--- Start Material ---

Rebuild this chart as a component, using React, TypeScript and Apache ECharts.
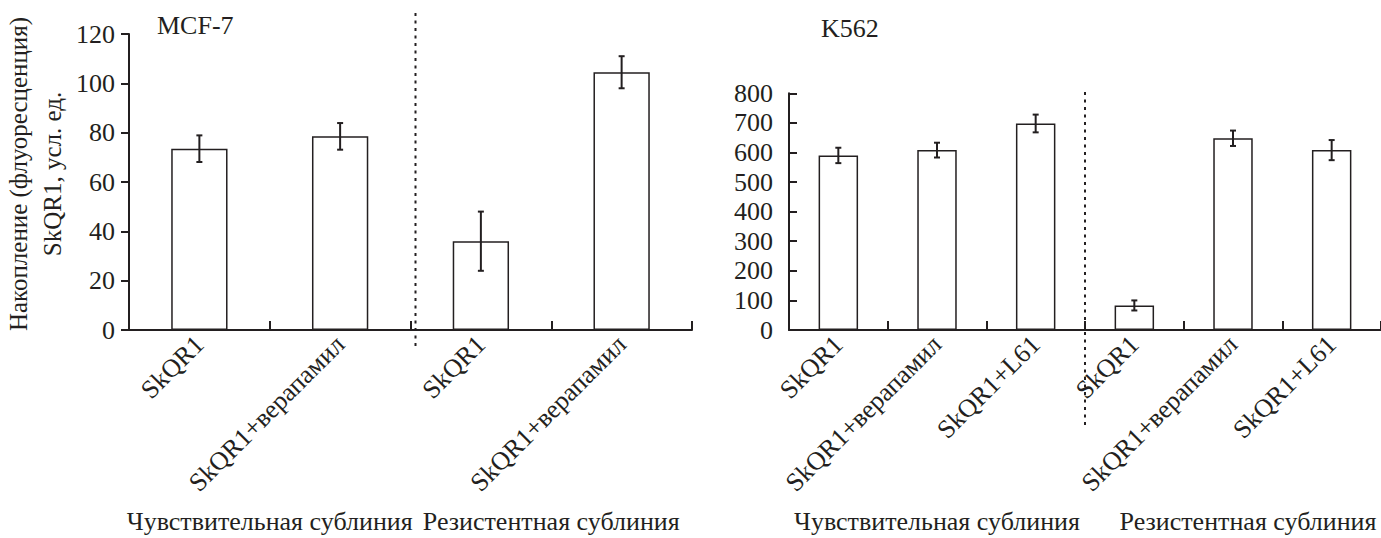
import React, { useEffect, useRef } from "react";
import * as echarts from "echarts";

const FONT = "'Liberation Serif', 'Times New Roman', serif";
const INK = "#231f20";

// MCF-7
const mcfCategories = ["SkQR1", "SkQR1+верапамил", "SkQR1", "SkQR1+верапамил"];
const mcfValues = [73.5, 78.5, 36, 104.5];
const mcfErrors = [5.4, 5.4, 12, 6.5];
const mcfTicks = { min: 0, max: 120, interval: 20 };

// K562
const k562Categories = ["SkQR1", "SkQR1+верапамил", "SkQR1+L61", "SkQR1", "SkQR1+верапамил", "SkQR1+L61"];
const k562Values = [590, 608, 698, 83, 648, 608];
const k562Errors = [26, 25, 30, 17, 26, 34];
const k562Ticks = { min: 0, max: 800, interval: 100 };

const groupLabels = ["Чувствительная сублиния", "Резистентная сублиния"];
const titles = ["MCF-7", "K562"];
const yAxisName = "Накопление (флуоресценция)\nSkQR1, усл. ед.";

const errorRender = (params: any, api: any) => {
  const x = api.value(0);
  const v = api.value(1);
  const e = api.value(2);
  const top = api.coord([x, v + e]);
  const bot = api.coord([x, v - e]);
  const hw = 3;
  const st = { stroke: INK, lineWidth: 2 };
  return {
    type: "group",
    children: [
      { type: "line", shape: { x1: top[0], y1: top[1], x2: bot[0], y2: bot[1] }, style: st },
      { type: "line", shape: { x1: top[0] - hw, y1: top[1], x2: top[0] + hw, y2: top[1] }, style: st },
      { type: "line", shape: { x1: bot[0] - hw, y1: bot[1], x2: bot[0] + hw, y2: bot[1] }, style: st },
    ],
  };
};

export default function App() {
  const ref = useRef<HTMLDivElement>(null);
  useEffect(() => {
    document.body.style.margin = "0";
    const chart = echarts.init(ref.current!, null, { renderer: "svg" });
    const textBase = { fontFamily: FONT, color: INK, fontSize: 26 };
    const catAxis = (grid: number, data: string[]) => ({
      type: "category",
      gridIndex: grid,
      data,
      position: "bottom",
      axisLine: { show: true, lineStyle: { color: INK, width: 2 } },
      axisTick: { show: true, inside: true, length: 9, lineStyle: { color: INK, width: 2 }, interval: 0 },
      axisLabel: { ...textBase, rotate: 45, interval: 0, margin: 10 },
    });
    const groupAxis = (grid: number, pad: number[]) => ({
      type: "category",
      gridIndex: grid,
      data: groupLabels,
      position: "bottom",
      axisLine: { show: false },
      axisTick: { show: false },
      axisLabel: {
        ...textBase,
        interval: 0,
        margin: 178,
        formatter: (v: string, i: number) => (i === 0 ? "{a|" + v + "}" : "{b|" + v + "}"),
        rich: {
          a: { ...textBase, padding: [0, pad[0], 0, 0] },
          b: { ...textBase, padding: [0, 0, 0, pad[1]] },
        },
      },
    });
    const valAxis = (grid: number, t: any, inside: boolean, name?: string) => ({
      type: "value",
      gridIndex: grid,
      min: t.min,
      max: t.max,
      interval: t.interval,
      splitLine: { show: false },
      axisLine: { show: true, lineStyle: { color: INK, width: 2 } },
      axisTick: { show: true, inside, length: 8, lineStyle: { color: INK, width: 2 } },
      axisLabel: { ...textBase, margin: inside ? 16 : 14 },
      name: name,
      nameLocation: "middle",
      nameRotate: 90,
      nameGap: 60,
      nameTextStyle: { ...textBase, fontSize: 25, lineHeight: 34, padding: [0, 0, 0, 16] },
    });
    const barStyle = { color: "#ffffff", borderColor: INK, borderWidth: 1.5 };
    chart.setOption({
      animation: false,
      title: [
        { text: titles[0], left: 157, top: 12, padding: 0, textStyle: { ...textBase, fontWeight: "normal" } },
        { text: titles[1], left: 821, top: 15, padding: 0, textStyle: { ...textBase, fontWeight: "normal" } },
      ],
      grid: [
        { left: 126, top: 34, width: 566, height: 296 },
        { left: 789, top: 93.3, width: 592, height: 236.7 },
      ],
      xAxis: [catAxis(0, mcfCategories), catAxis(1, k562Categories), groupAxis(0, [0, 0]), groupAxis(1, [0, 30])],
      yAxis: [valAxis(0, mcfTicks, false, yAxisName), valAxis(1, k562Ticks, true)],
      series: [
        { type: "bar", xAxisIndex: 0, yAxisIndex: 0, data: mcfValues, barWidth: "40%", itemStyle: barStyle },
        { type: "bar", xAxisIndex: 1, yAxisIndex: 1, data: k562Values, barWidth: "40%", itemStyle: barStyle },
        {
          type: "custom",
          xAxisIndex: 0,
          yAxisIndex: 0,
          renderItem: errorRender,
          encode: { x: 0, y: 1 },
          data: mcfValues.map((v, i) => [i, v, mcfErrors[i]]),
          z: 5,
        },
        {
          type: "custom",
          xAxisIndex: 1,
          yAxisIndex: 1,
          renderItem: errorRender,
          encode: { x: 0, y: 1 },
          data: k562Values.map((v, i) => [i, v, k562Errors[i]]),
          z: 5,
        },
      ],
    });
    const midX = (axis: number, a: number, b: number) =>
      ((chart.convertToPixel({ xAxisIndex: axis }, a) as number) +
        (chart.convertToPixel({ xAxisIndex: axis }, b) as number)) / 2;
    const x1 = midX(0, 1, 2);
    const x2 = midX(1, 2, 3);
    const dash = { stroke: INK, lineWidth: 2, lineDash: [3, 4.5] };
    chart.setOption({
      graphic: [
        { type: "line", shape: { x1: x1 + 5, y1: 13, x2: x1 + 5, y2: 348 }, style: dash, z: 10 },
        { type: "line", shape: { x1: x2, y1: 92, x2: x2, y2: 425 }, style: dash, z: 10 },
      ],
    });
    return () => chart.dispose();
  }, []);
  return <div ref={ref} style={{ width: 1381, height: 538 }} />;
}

--- End Material ---

• Problem statement:
Go through the listing above and write it out again exactly, dropping the pictures.

• Answer to this task:
Rebuild this chart as a component, using React, TypeScript and Apache ECharts.
import React, { useEffect, useRef } from "react";
import * as echarts from "echarts";

const FONT = "'Liberation Serif', 'Times New Roman', serif";
const INK = "#231f20";

// MCF-7
const mcfCategories = ["SkQR1", "SkQR1+верапамил", "SkQR1", "SkQR1+верапамил"];
const mcfValues = [73.5, 78.5, 36, 104.5];
const mcfErrors = [5.4, 5.4, 12, 6.5];
const mcfTicks = { min: 0, max: 120, interval: 20 };

// K562
const k562Categories = ["SkQR1", "SkQR1+верапамил", "SkQR1+L61", "SkQR1", "SkQR1+верапамил", "SkQR1+L61"];
const k562Values = [590, 608, 698, 83, 648, 608];
const k562Errors = [26, 25, 30, 17, 26, 34];
const k562Ticks = { min: 0, max: 800, interval: 100 };

const groupLabels = ["Чувствительная сублиния", "Резистентная сублиния"];
const titles = ["MCF-7", "K562"];
const yAxisName = "Накопление (флуоресценция)\nSkQR1, усл. ед.";

const errorRender = (params: any, api: any) => {
  const x = api.value(0);
  const v = api.value(1);
  const e = api.value(2);
  const top = api.coord([x, v + e]);
  const bot = api.coord([x, v - e]);
  const hw = 3;
  const st = { stroke: INK, lineWidth: 2 };
  return {
    type: "group",
    children: [
      { type: "line", shape: { x1: top[0], y1: top[1], x2: bot[0], y2: bot[1] }, style: st },
      { type: "line", shape: { x1: top[0] - hw, y1: top[1], x2: top[0] + hw, y2: top[1] }, style: st },
      { type: "line", shape: { x1: bot[0] - hw, y1: bot[1], x2: bot[0] + hw, y2: bot[1] }, style: st },
    ],
  };
};

export default function App() {
  const ref = useRef<HTMLDivElement>(null);
  useEffect(() => {
    document.body.style.margin = "0";
    const chart = echarts.init(ref.current!, null, { renderer: "svg" });
    const textBase = { fontFamily: FONT, color: INK, fontSize: 26 };
    const catAxis = (grid: number, data: string[]) => ({
      type: "category",
      gridIndex: grid,
      data,
      position: "bottom",
      axisLine: { show: true, lineStyle: { color: INK, width: 2 } },
      axisTick: { show: true, inside: true, length: 9, lineStyle: { color: INK, width: 2 }, interval: 0 },
      axisLabel: { ...textBase, rotate: 45, interval: 0, margin: 10 },
    });
    const groupAxis = (grid: number, pad: number[]) => ({
      type: "category",
      gridIndex: grid,
      data: groupLabels,
      position: "bottom",
      axisLine: { show: false },
      axisTick: { show: false },
      axisLabel: {
        ...textBase,
        interval: 0,
        margin: 178,
        formatter: (v: string, i: number) => (i === 0 ? "{a|" + v + "}" : "{b|" + v + "}"),
        rich: {
          a: { ...textBase, padding: [0, pad[0], 0, 0] },
          b: { ...textBase, padding: [0, 0, 0, pad[1]] },
        },
      },
    });
    const valAxis = (grid: number, t: any, inside: boolean, name?: string) => ({
      type: "value",
      gridIndex: grid,
      min: t.min,
      max: t.max,
      interval: t.interval,
      splitLine: { show: false },
      axisLine: { show: true, lineStyle: { color: INK, width: 2 } },
      axisTick: { show: true, inside, length: 8, lineStyle: { color: INK, width: 2 } },
      axisLabel: { ...textBase, margin: inside ? 16 : 14 },
      name: name,
      nameLocation: "middle",
      nameRotate: 90,
      nameGap: 60,
      nameTextStyle: { ...textBase, fontSize: 25, lineHeight: 34, padding: [0, 0, 0, 16] },
    });
    const barStyle = { color: "#ffffff", borderColor: INK, borderWidth: 1.5 };
    chart.setOption({
      animation: false,
      title: [
        { text: titles[0], left: 157, top: 12, padding: 0, textStyle: { ...textBase, fontWeight: "normal" } },
        { text: titles[1], left: 821, top: 15, padding: 0, textStyle: { ...textBase, fontWeight: "normal" } },
      ],
      grid: [
        { left: 126, top: 34, width: 566, height: 296 },
        { left: 789, top: 93.3, width: 592, height: 236.7 },
      ],
      xAxis: [catAxis(0, mcfCategories), catAxis(1, k562Categories), groupAxis(0, [0, 0]), groupAxis(1, [0, 30])],
      yAxis: [valAxis(0, mcfTicks, false, yAxisName), valAxis(1, k562Ticks, true)],
      series: [
        { type: "bar", xAxisIndex: 0, yAxisIndex: 0, data: mcfValues, barWidth: "40%", itemStyle: barStyle },
        { type: "bar", xAxisIndex: 1, yAxisIndex: 1, data: k562Values, barWidth: "40%", itemStyle: barStyle },
        {
          type: "custom",
          xAxisIndex: 0,
          yAxisIndex: 0,
          renderItem: errorRender,
          encode: { x: 0, y: 1 },
          data: mcfValues.map((v, i) => [i, v, mcfErrors[i]]),
          z: 5,
        },
        {
          type: "custom",
          xAxisIndex: 1,
          yAxisIndex: 1,
          renderItem: errorRender,
          encode: { x: 0, y: 1 },
          data: k562Values.map((v, i) => [i, v, k562Errors[i]]),
          z: 5,
        },
      ],
    });
    const midX = (axis: number, a: number, b: number) =>
      ((chart.convertToPixel({ xAxisIndex: axis }, a) as number) +
        (chart.convertToPixel({ xAxisIndex: axis }, b) as number)) / 2;
    const x1 = midX(0, 1, 2);
    const x2 = midX(1, 2, 3);
    const dash = { stroke: INK, lineWidth: 2, lineDash: [3, 4.5] };
    chart.setOption({
      graphic: [
        { type: "line", shape: { x1: x1 + 5, y1: 13, x2: x1 + 5, y2: 348 }, style: dash, z: 10 },
        { type: "line", shape: { x1: x2, y1: 92, x2: x2, y2: 425 }, style: dash, z: 10 },
      ],
    });
    return () => chart.dispose();
  }, []);
  return <div ref={ref} style={{ width: 1381, height: 538 }} />;
}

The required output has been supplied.